Two of the companies behind one of the leading COVID-19 vaccine candidates will seek approval from the U.S. Food and Drug Administration for emergency use authorization (EUA) of their preventative treatment with an application to be delivered today [Update: Pfizer confirmed the application was submitted as promised later Friday afternoon]. Pfizer and BioNTech, which revealed earlier this week that their vaccine was 95% effective based on Phase 3 clinical trial data, are submitting for the emergency authorization in the U.S., as well as in Australia, Canada, Europe, Japan and the U.K., and say that could pave the way for use of the vaccine to begin in "high-risk populations" by the end of next month.

The FDA's EUA program allows therapeutics companies to seek early approval when mitigating circumstances are met, as is the case with the current pandemic. EUA's still require that supporting information and safety data are provided, but they are fast-tracked relative to the full, formal and more permanent approval process typically used for new drugs and treatments that come before they're able to actually be administered broadly.

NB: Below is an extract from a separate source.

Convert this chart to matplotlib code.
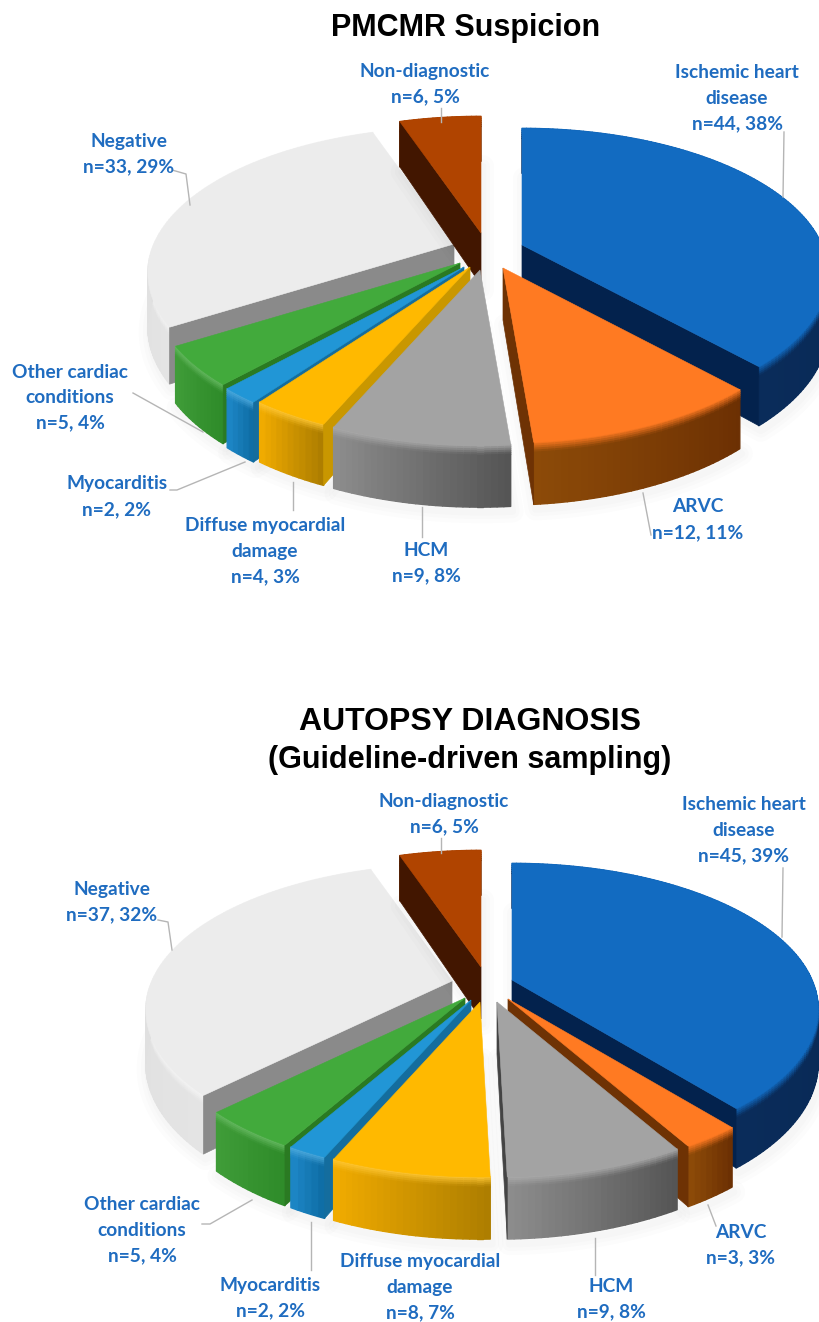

Pfizer and BioNTech's vaccine candidate is an mRNA-based vaccine that essentially provides a recipient's body with instructions on how to produce specific proteins to block the ability of SARS-CoV-19 (the virus that causes COVID-19) to attach to cells. The vaccine has recently been undergoing a Phase 3 clinical trial, that has included 43,661 participants so far. The companies are submitting supporting information they hope will convince the FDA to grant the EUA, including data from 170 confirmed cases from among the participants, and safety information actively solicited from 8,000 participants, and supplementary data from another 38,000 that was passively collected.

While production is ramping globally for this and other vaccines in late-stage development, and EUA will potentially open up access to high-risk individuals, including frontline healthcare workers, it's worth pointing out that any wide vaccination programs likely aren't set to begin until next year, and likely later in 2021.